Work to do:
Write out the opening lines of the data word for word, up to and including the line with "(20, -27, -13)]", and leave every picture and every later line out.

Dataset content:
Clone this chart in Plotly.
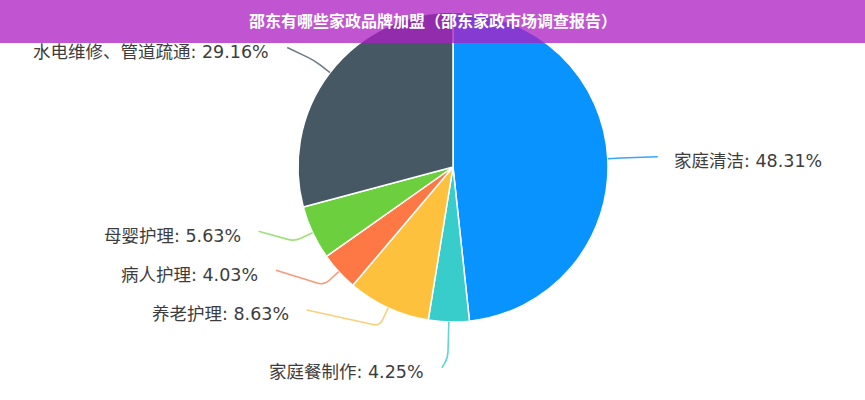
import math
import plotly.graph_objects as go

# ---- data ----
categories = ["家庭清洁", "家庭餐制作", "养老护理", "病人护理", "母婴护理", "水电维修、管道疏通"]
values = [48.31, 4.25, 8.63, 4.03, 5.63, 29.16]
title_text = "邵东有哪些家政品牌加盟（邵东家政市场调查报告）"

# ---- style ----
colors = ["#0993ff", "#38cccb", "#fdc13d", "#fe7845", "#6ccf3d", "#455864"]
line_colors = ["#3aa4ff", "#5fd6d4", "#fbd07a", "#f79a7a", "#9fe07c", "#6f7d86"]
# label line geometry per slice: (radial length, dx, dy) relative to the bend point
line_geom = [(20, 30, -1), (36, -6, 10), (20, -73, -16), (20, -48, -15), (20, -36, -10), (20, -27, -13)]

W, H = 865, 400
CX, CY, R = 453, 167, 155
FONT = "DejaVu Sans, Noto Sans CJK SC"
TITLE_FONT = "Noto Sans CJK SC"

fig = go.Figure()
fig.add_trace(go.Pie(
    labels=categories, values=values, sort=False, direction="clockwise", rotation=0,
    marker=dict(colors=colors, line=dict(color="white", width=1.5)),
    textinfo="none", hoverinfo="label+percent", showlegend=False,
    domain=dict(x=[(CX - R) / W, (CX + R) / W], y=[1 - (CY + R) / H, 1 - (CY - R) / H]),
))

shapes = []
annotations = []
total = sum(values)
cum = 0.0
for cat, v, lc, (l1, dx, dy) in zip(categories, values, line_colors, line_geom):
    mid = (cum + v / 2) / total * 2 * math.pi
    cum += v
    sx, sy = math.sin(mid), -math.cos(mid)
    p0 = (CX + R * sx, CY + R * sy)
    p1 = (CX + (R + l1) * sx, CY + (R + l1) * sy)
    p2 = (p1[0] + dx, p1[1] + dy)

    def toward(a, b, d):
        vx, vy = b[0] - a[0], b[1] - a[1]
        n = math.hypot(vx, vy) or 1
        d = min(d, n * 0.5)
        return (a[0] + vx / n * d, a[1] + vy / n * d)

    a = toward(p1, p0, 7)
    b = toward(p1, p2, 7)
    path = (f"M {p0[0]:.2f},{p0[1]:.2f} L {a[0]:.2f},{a[1]:.2f} "
            f"Q {p1[0]:.2f},{p1[1]:.2f} {b[0]:.2f},{b[1]:.2f} L {p2[0]:.2f},{p2[1]:.2f}")
    shapes.append(dict(type="path", xref="x", yref="y", path=path,
                       line=dict(color=lc, width=1.6), layer="above"))
    right = dx > 0
    pct = f"{v / total * 100:.2f}%"
    annotations.append(dict(
        x=p2[0] + (14 if right else -16), y=p2[1] + 4.5, xref="x", yref="y",
        text=f"{cat}: {pct}", showarrow=False,
        xanchor="left" if right else "right", yanchor="middle",
        font=dict(family=FONT, size=17.5, color="#3d3d3d"),
    ))

# title bar
shapes.append(dict(type="rect", xref="paper", yref="paper", x0=0, x1=1, y0=1 - 43 / H, y1=1,
                   fillcolor="rgba(172,30,194,0.76)", line=dict(width=0), layer="above"))
annotations.append(dict(x=0.5, y=1 - 20 / H, xref="paper", yref="paper", text=f"<b>{title_text}</b>",
                        showarrow=False, xanchor="center", yanchor="middle",
                        font=dict(family=TITLE_FONT, size=16, color="white")))

fig.update_layout(
    width=W, height=H, margin=dict(l=0, r=0, t=0, b=0),
    paper_bgcolor="white", plot_bgcolor="white",
    xaxis=dict(range=[0, W], visible=False, fixedrange=True),
    yaxis=dict(range=[H, 0], visible=False, fixedrange=True),
    shapes=shapes, annotations=annotations,
)
fig.write_html("out.html", config={"displayModeBar": False},
               post_script="document.body.style.margin='0';")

Solution to this problem:
Clone this chart in Plotly.
import math
import plotly.graph_objects as go

# ---- data ----
categories = ["家庭清洁", "家庭餐制作", "养老护理", "病人护理", "母婴护理", "水电维修、管道疏通"]
values = [48.31, 4.25, 8.63, 4.03, 5.63, 29.16]
title_text = "邵东有哪些家政品牌加盟（邵东家政市场调查报告）"

# ---- style ----
colors = ["#0993ff", "#38cccb", "#fdc13d", "#fe7845", "#6ccf3d", "#455864"]
line_colors = ["#3aa4ff", "#5fd6d4", "#fbd07a", "#f79a7a", "#9fe07c", "#6f7d86"]
# label line geometry per slice: (radial length, dx, dy) relative to the bend point
line_geom = [(20, 30, -1), (36, -6, 10), (20, -73, -16), (20, -48, -15), (20, -36, -10), (20, -27, -13)]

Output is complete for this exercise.